Among Pryor’s most outspoken detractors is the Judicial Action Group, whose president, Phillip L. Jauregui, was Roy Moore’s lawyer in the Ten Commandments case. Jauregui recently wrote that while Pryor has shown a conservative judicial philosophy in some cases, he’s exhibited “a very liberal activist judicial philosophy in others.”
The decision mentioned most often is the case of Vandy Beth Glenn, who was fired as an editor and proofreader for the Georgia General Assembly in 2007 after she said she was going to make the transition from man to woman. Pryor joined the ruling authored by Judge Rosemary Barkett, a liberal who is no longer on the court.
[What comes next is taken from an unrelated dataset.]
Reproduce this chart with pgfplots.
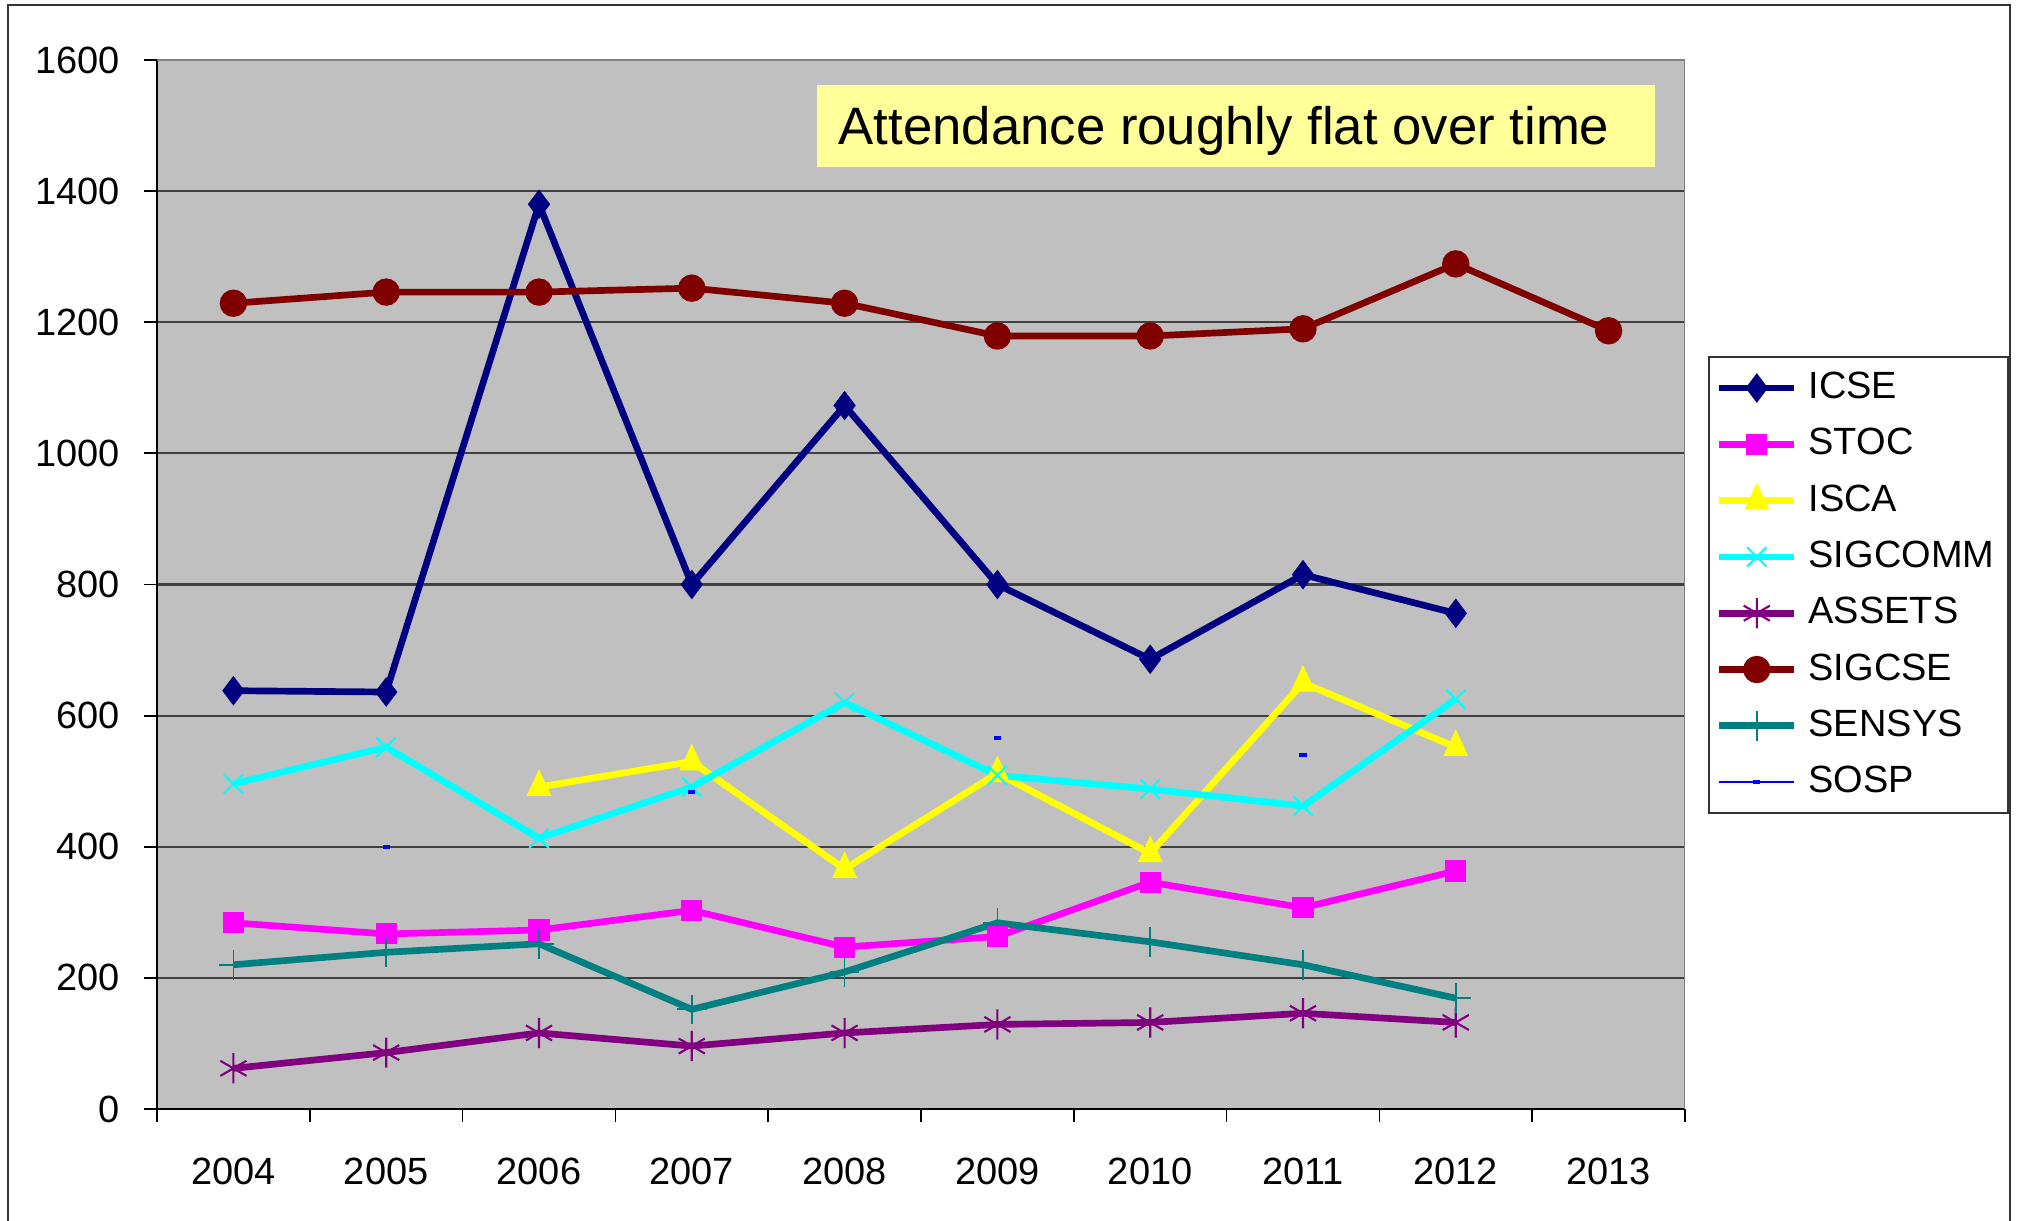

“An individual cannot be punished because of his or her perceived gender-nonconformity,” said the opinion, citing a precedent set by the U.S. Supreme Court in 1989. “Because these protections are afforded to everyone, they cannot be denied to a transgender individual.”
In a decision last month, Pryor revived a lawsuit brought by a teacher who was denied an application to establish a gay-straight alliance group at a Florida middle school. He previously joined another ruling that said Augusta State University could require a graduate student to undergo a remediation plan because she said homosexuality was a disorder and intended to try to “convert” fellow students from being gay to straight.
In a concurrence to the majority opinion, Pryor noted that the university had not barred the student from expressing her views and said his court didn’t need to sit as “ersatz deans and educators” and second-guess the university’s methods. “In matters of instruction and academic programs, federal judges must instead exercise restraint,” he wrote.
Anthony Kreis, a professor at the Chicago-Kent College of Law, said Pryor’s decisions in these cases shouldn’t “earn him much love from the LGBT community, given the results were compelled by precedent and clear statutory text.”
Pryor is a solid conservative who’s to be opposed by the civil rights community if he’s nominated, Kreis said. “However, there’s little doubt that he is a judge committed to the rule of law. That’s no small point to overlook.”